Menurut Zak Dychtwald dari Young China Group, para generasi muda ini menghadapi krisis pasar kerja di China karena ketidaksesuaian antara keahlian yang mereka miliki dan pekerjaan yang tersedia. Meskipun lulusan dari universitas elite dan bidang automasi dicari, mereka masih sulit mendapatkan pekerjaan sesuai keahlian karena meningkatnya persaingan di pasar kerja. Fenomena ini telah menciptakan istilah “anak dengan ekor busuk” yang menggambarkan sarjana muda yang mengalami kesulitan mendapatkan pekerjaan yang sesuai dan harus bergantung pada orang tua.
Tidak hanya itu, pergeseran budaya juga memengaruhi sikap generasi muda terhadap pekerjaan. Mereka lebih enggan menerima pekerjaan berkualitas rendah atau tidak stabil, serta tidak tertarik untuk memulai usaha kecil. Hal ini menurut Eli Friedman dari Cornell University telah menciptakan istilah “merunduk” atau tangping, di mana generasi muda mundur dari persaingan kerja yang hiperkompetitif.

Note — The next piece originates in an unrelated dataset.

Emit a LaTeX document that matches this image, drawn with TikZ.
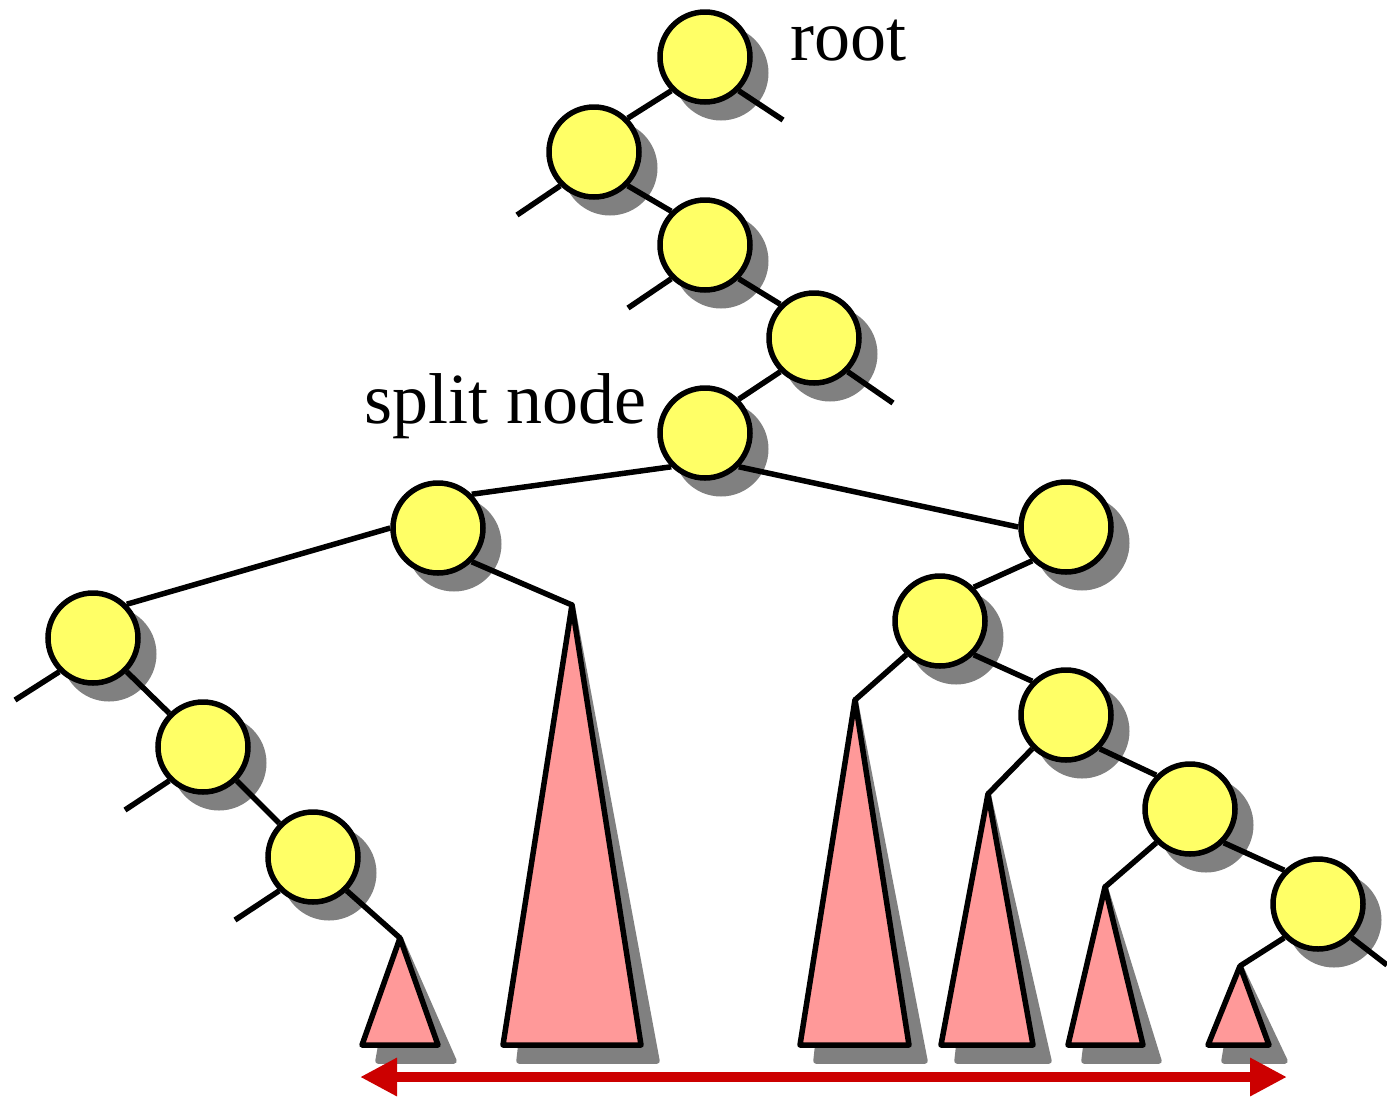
\documentclass[tikz,border=0pt]{standalone}
\usepackage{fontspec}
\setmainfont{Liberation Serif}
\usetikzlibrary{arrows.meta}
\definecolor{shadowgray}{HTML}{808080}
\definecolor{nodeyellow}{HTML}{FFFF66}
\definecolor{treepink}{HTML}{FF9999}
\definecolor{arrowred}{HTML}{CC0000}
\pgfdeclarelayer{bglayer}
\pgfdeclarelayer{shadowlayer}
\pgfdeclarelayer{linelayer}
\pgfsetlayers{bglayer,shadowlayer,linelayer,main}
\tikzset{
  tnode/.style={circle, draw=black, fill=nodeyellow, line width=5.5pt, minimum size=90pt, inner sep=0pt},
  edge/.style={draw=black, line width=5.5pt},
  subtree/.style={draw=black, fill=treepink, line width=5.5pt, line join=round},
  shade/.style={fill=shadowgray, draw=shadowgray, line width=5.5pt, line join=round},
  lbl/.style={font=\fontsize{72}{86}\selectfont, inner sep=0pt, anchor=base west},
  span/.style={draw=arrowred, line width=10pt, {Triangle[length=37pt,width=36pt]}-{Triangle[length=37pt,width=36pt]}}
}
\begin{document}
\begin{tikzpicture}[x=1pt,y=-1pt]
\useasboundingbox (0,0) rectangle (1387,1096);
\begin{pgfonlayer}{bglayer}
\fill[white] (0,0) rectangle (1387,1096);
\end{pgfonlayer}
% tree nodes
\node[tnode] (r) at (705,57) {};
\node[tnode] (a) at (594,152) {};
\node[tnode] (b) at (705,245) {};
\node[tnode] (c) at (814,338) {};
\node[tnode] (s) at (705,433) {};
\node[tnode] (d) at (438,528) {};
\node[tnode] (e) at (1066,527) {};
\node[tnode] (f) at (93,638) {};
\node[tnode] (g) at (203,747) {};
\node[tnode] (h) at (313,857) {};
\node[tnode] (i) at (940,621) {};
\node[tnode] (j) at (1066,715) {};
\node[tnode] (k) at (1190,809) {};
\node[tnode] (l) at (1318,904) {};
% labels
\node[lbl] (rootlbl) at (790,60) {root};
\node[lbl] (splitlbl) at (364,423) {split node};
% stub ends and subtree apexes
\coordinate (sr) at (783,120);
\coordinate (sa) at (517,215);
\coordinate (sb) at (628,308);
\coordinate (sc) at (893,403);
\coordinate (sf) at (15,700);
\coordinate (sg) at (125,810);
\coordinate (sh) at (235,920);
\coordinate (sl) at (1387,965);
\coordinate (t1) at (400,938);
\coordinate (t2) at (572,605);
\coordinate (t3) at (855,700);
\coordinate (t4) at (988,794);
\coordinate (t5) at (1105,887);
\coordinate (t6) at (1240,966);
% shadows
\begin{pgfonlayer}{shadowlayer}
\foreach \n in {r,a,b,c,s,d,e,f,g,h,i,j,k,l}
  \fill[shadowgray] ([shift={(16,16)}]\n.center) circle (47.5);
\begin{scope}[shift={(16,16)}]
\filldraw[shade] (t1) -- (438,1045) -- (362,1045) -- cycle;
\filldraw[shade] (t2) -- (641,1045) -- (503,1045) -- cycle;
\filldraw[shade] (t3) -- (909,1045) -- (800,1045) -- cycle;
\filldraw[shade] (t4) -- (1033,1045) -- (941,1045) -- cycle;
\filldraw[shade] (t5) -- (1143,1045) -- (1068,1045) -- cycle;
\filldraw[shade] (t6) -- (1269,1045) -- (1208,1045) -- cycle;
\end{scope}
\end{pgfonlayer}
% edges
\begin{pgfonlayer}{linelayer}
\draw[edge] (r.315) -- (sr);
\draw[edge] (r.225) -- (a.45);
\draw[edge] (a.225) -- (sa);
\draw[edge] (a.315) -- (b.135);
\draw[edge] (b.225) -- (sb);
\draw[edge] (b.315) -- (c.135);
\draw[edge] (c.315) -- (sc);
\draw[edge] (c.225) -- (s.45);
\draw[edge] (s.225) -- (d.45);
\draw[edge] (s.315) -- (e.180);
\draw[edge] (d.180) -- (f.45);
\draw[edge] (d.315) -- (t2);
\draw[edge] (f.225) -- (sf);
\draw[edge] (f.315) -- (g.135);
\draw[edge] (g.225) -- (sg);
\draw[edge] (g.315) -- (h.135);
\draw[edge] (h.225) -- (sh);
\draw[edge] (h.315) -- (t1);
\draw[edge] (e.225) -- (i.45);
\draw[edge] (i.225) -- (t3);
\draw[edge] (i.315) -- (j.135);
\draw[edge] (j.225) -- (t4);
\draw[edge] (j.315) -- (k.135);
\draw[edge] (k.225) -- (t5);
\draw[edge] (k.315) -- (l.135);
\draw[edge] (l.225) -- (t6);
\draw[edge] (l.315) -- (sl);
% subtrees
\filldraw[subtree] (t1) -- (438,1045) -- (362,1045) -- cycle;
\filldraw[subtree] (t2) -- (641,1045) -- (503,1045) -- cycle;
\filldraw[subtree] (t3) -- (909,1045) -- (800,1045) -- cycle;
\filldraw[subtree] (t4) -- (1033,1045) -- (941,1045) -- cycle;
\filldraw[subtree] (t5) -- (1143,1045) -- (1068,1045) -- cycle;
\filldraw[subtree] (t6) -- (1269,1045) -- (1208,1045) -- cycle;
\end{pgfonlayer}
% range arrow
\coordinate (al) at (360,1077);
\coordinate (ar) at (1287,1077);
\draw[span] (al) -- (ar);
\end{tikzpicture}
\end{document}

Dampak psikologis dari pengangguran berkepanjangan juga sangat terasa, terutama pada lulusan yang sebelumnya dijanjikan masa depan yang stabil. Hal ini menciptakan ketidakpastian ekonomi, menghilangkan martabat, dan meruntuhkan tujuan hidup para lulusan. Dengan jumlah lulusan universitas di China yang semakin meningkat, pemerintah China menyadari bahwa solusi untuk menangani tantangan lapangan pekerjaan di negara tersebut sangat mendesak.